**Description of the task**.
Please, without the pictures, retype exactly the lines from the start of the material through the line that holds "from matplotlib.patches import".

**Provided material**.

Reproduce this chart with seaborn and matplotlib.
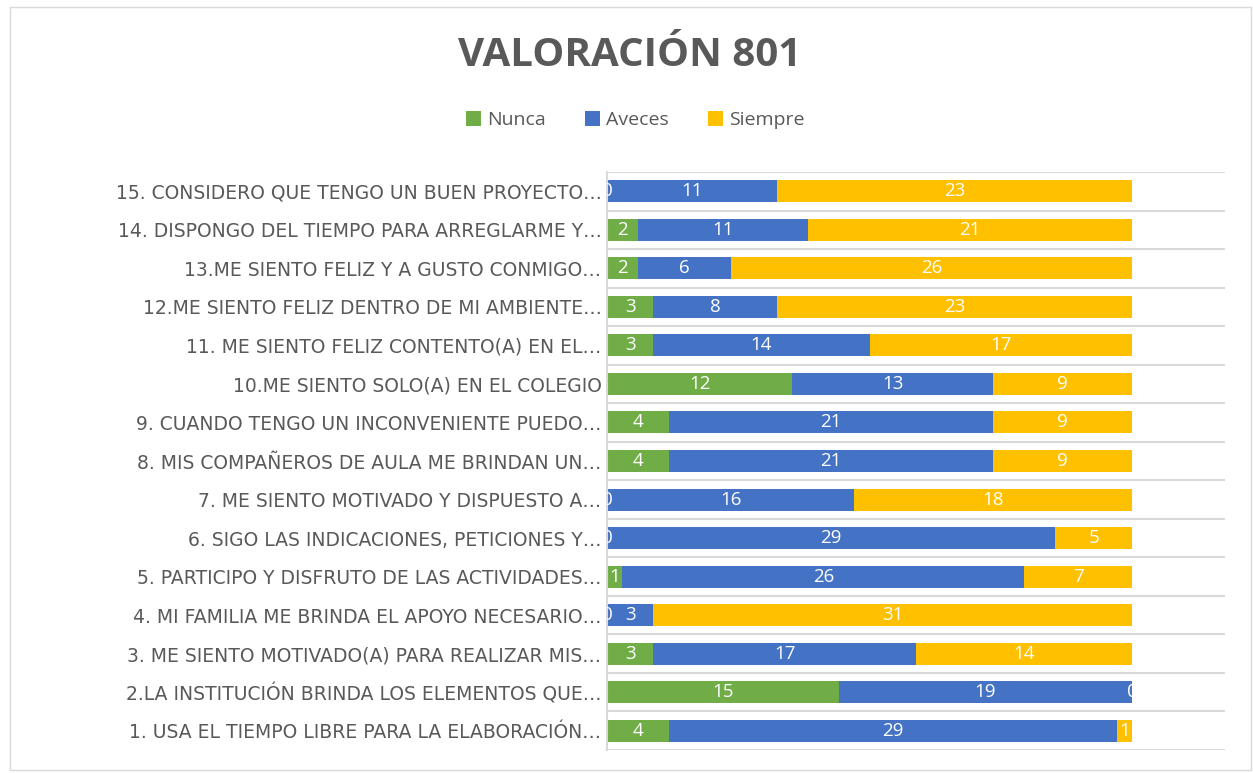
import matplotlib
matplotlib.use("Agg")
import matplotlib.pyplot as plt
import seaborn as sns
import pandas as pd
import numpy as np
from matplotlib.patches import Patch, Rectangle

categories = [
    "15. CONSIDERO QUE TENGO UN BUEN PROYECTO…",
    "14. DISPONGO DEL TIEMPO PARA ARREGLARME Y…",
    "13.ME SIENTO FELIZ Y A GUSTO CONMIGO…",
    "12.ME SIENTO FELIZ DENTRO DE MI AMBIENTE…",
    "11. ME SIENTO FELIZ CONTENTO(A) EN EL…",
    "10.ME SIENTO SOLO(A) EN EL COLEGIO",
    "9. CUANDO TENGO UN INCONVENIENTE PUEDO…",
    "8. MIS COMPAÑEROS DE AULA ME BRINDAN UN…",
    "7. ME SIENTO MOTIVADO Y DISPUESTO A…",
    "6. SIGO LAS INDICACIONES, PETICIONES Y…",
    "5. PARTICIPO Y DISFRUTO DE LAS ACTIVIDADES…",
    "4. MI FAMILIA ME BRINDA EL APOYO NECESARIO…",
    "3. ME SIENTO MOTIVADO(A) PARA REALIZAR MIS…",
    "2.LA INSTITUCIÓN BRINDA LOS ELEMENTOS QUE…",
    "1. USA EL TIEMPO LIBRE PARA LA ELABORACIÓN…",
]
nunca = [0, 2, 2, 3, 3, 12, 4, 4, 0, 0, 1, 0, 3, 15, 4]
aveces = [11, 11, 6, 8, 14, 13, 21, 21, 16, 29, 26, 3, 17, 19, 29]
siempre = [23, 21, 26, 23, 17, 9, 9, 9, 18, 5, 7, 31, 14, 0, 1]
series_names = ["Nunca", "Aveces", "Siempre"]
colors = ["#70AD47", "#4472C4", "#FFC000"]

sns.set_theme(style="white")
plt.rcParams["font.family"] = ["Open Sans", "DejaVu Sans"]

df = pd.DataFrame({"cat": categories, "Nunca": nunca, "Aveces": aveces, "Siempre": siempre})
df["c1"] = df["Nunca"]
df["c2"] = df["Nunca"] + df["Aveces"]
df["c3"] = df["c2"] + df["Siempre"]

fig = plt.figure(figsize=(12.53, 7.73), dpi=100)
ax = fig.add_axes([607 / 1253, 1 - 750 / 773, (1225 - 607) / 1253, (750 - 172) / 773])

bw = 0.57
for col, color in zip(["c3", "c2", "c1"], [colors[2], colors[1], colors[0]]):
    sns.barplot(data=df, y="cat", x=col, orient="h", color=color, width=bw,
                saturation=1, ax=ax, linewidth=0, order=categories)

# value labels
for i, row in df.iterrows():
    starts = [0, row["c1"], row["c2"]]
    vals = [row["Nunca"], row["Aveces"], row["Siempre"]]
    for s, v in zip(starts, vals):
        ax.text(s + v / 2, i, str(v), ha="center", va="center", color="white",
                fontsize=13.5, clip_on=True)

ax.set_xlim(0, 40)
ax.set_ylim(14.5, -0.5)
ax.set_xlabel("")
ax.set_ylabel("")
ax.set_xticks([])
ax.set_yticks(range(len(categories)))
ax.set_yticklabels(categories, fontsize=13.5, color="#595959", family=["DejaVu Sans"])
ax.tick_params(axis="y", length=0, pad=4)
ax.set_yticks(np.arange(-0.5, 15, 1), minor=True)
ax.grid(which="minor", axis="y", color="#d9d9d9", linewidth=1.5)
ax.set_axisbelow(True)
for sp in ["top", "right", "bottom"]:
    ax.spines[sp].set_visible(False)
ax.spines["left"].set_color("#d9d9d9")
ax.spines["left"].set_linewidth(1.5)

fig.text(630 / 1253, 1 - 55 / 773, "VALORACIÓN 801", ha="center", va="center",
         fontsize=29, fontweight="bold", color="#595959")

handles = [Patch(facecolor=c, edgecolor="none") for c in colors]
fig.legend(handles, series_names, loc="center", bbox_to_anchor=(635 / 1253, 1 - 120 / 773),
           ncol=3, frameon=False, fontsize=14, labelcolor="#595959",
           handlelength=0.8, handleheight=0.8, handletextpad=0.3, columnspacing=2.0)

fig.patches.append(Rectangle((10 / 1253, 0.004), 1 - 12 / 1253, 1 - 10 / 773,
                             transform=fig.transFigure, fill=False,
                             edgecolor="#d9d9d9", linewidth=1))

fig.savefig("out.png", dpi=100, facecolor="white")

**Task result**.
Reproduce this chart with seaborn and matplotlib.
import matplotlib
matplotlib.use("Agg")
import matplotlib.pyplot as plt
import seaborn as sns
import pandas as pd
import numpy as np
from matplotlib.patches import Patch, Rectangle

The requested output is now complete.